DIRECTION:
The complete listing should be restated exactly.

SOURCE MATERIAL:

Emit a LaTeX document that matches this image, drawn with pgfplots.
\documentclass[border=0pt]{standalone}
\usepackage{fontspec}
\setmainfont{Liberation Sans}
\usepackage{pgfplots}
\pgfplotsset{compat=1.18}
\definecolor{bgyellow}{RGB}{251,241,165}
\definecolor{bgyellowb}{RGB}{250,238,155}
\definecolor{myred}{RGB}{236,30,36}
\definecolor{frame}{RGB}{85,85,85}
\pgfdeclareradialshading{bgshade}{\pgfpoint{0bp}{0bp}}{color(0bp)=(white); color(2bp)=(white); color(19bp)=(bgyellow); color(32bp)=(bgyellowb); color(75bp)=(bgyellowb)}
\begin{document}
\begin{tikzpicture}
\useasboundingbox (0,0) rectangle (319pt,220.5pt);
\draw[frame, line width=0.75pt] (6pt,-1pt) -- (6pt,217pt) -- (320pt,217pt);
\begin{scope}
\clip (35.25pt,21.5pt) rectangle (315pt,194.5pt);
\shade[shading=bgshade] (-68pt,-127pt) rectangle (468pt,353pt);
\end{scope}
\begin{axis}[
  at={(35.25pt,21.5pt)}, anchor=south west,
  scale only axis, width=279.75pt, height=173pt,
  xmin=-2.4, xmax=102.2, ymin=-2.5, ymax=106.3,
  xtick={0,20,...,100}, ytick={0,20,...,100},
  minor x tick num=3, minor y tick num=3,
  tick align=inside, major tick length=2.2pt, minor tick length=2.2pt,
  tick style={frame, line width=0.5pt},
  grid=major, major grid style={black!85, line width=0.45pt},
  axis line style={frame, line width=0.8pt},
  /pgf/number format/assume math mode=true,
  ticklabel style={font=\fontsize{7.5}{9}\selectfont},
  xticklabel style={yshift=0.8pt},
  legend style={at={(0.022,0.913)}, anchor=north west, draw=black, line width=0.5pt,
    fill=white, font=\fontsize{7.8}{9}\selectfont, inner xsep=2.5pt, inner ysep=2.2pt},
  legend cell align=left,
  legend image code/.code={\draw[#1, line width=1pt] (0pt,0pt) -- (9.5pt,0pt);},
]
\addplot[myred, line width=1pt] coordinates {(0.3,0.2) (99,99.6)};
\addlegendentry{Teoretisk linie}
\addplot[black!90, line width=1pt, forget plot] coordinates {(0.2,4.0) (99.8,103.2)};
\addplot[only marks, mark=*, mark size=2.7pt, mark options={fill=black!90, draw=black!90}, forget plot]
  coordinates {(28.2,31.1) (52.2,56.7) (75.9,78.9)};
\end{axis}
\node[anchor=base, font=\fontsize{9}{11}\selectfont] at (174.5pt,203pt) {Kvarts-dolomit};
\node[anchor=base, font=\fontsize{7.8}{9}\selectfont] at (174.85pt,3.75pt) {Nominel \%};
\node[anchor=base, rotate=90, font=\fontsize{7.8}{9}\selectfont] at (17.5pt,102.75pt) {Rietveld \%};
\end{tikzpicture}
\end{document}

FULL OUTPUT:
Emit a LaTeX document that matches this image, drawn with pgfplots.
\documentclass[border=0pt]{standalone}
\usepackage{fontspec}
\setmainfont{Liberation Sans}
\usepackage{pgfplots}
\pgfplotsset{compat=1.18}
\definecolor{bgyellow}{RGB}{251,241,165}
\definecolor{bgyellowb}{RGB}{250,238,155}
\definecolor{myred}{RGB}{236,30,36}
\definecolor{frame}{RGB}{85,85,85}
\pgfdeclareradialshading{bgshade}{\pgfpoint{0bp}{0bp}}{color(0bp)=(white); color(2bp)=(white); color(19bp)=(bgyellow); color(32bp)=(bgyellowb); color(75bp)=(bgyellowb)}
\begin{document}
\begin{tikzpicture}
\useasboundingbox (0,0) rectangle (319pt,220.5pt);
\draw[frame, line width=0.75pt] (6pt,-1pt) -- (6pt,217pt) -- (320pt,217pt);
\begin{scope}
\clip (35.25pt,21.5pt) rectangle (315pt,194.5pt);
\shade[shading=bgshade] (-68pt,-127pt) rectangle (468pt,353pt);
\end{scope}
\begin{axis}[
  at={(35.25pt,21.5pt)}, anchor=south west,
  scale only axis, width=279.75pt, height=173pt,
  xmin=-2.4, xmax=102.2, ymin=-2.5, ymax=106.3,
  xtick={0,20,...,100}, ytick={0,20,...,100},
  minor x tick num=3, minor y tick num=3,
  tick align=inside, major tick length=2.2pt, minor tick length=2.2pt,
  tick style={frame, line width=0.5pt},
  grid=major, major grid style={black!85, line width=0.45pt},
  axis line style={frame, line width=0.8pt},
  /pgf/number format/assume math mode=true,
  ticklabel style={font=\fontsize{7.5}{9}\selectfont},
  xticklabel style={yshift=0.8pt},
  legend style={at={(0.022,0.913)}, anchor=north west, draw=black, line width=0.5pt,
    fill=white, font=\fontsize{7.8}{9}\selectfont, inner xsep=2.5pt, inner ysep=2.2pt},
  legend cell align=left,
  legend image code/.code={\draw[#1, line width=1pt] (0pt,0pt) -- (9.5pt,0pt);},
]
\addplot[myred, line width=1pt] coordinates {(0.3,0.2) (99,99.6)};
\addlegendentry{Teoretisk linie}
\addplot[black!90, line width=1pt, forget plot] coordinates {(0.2,4.0) (99.8,103.2)};
\addplot[only marks, mark=*, mark size=2.7pt, mark options={fill=black!90, draw=black!90}, forget plot]
  coordinates {(28.2,31.1) (52.2,56.7) (75.9,78.9)};
\end{axis}
\node[anchor=base, font=\fontsize{9}{11}\selectfont] at (174.5pt,203pt) {Kvarts-dolomit};
\node[anchor=base, font=\fontsize{7.8}{9}\selectfont] at (174.85pt,3.75pt) {Nominel \%};
\node[anchor=base, rotate=90, font=\fontsize{7.8}{9}\selectfont] at (17.5pt,102.75pt) {Rietveld \%};
\end{tikzpicture}
\end{document}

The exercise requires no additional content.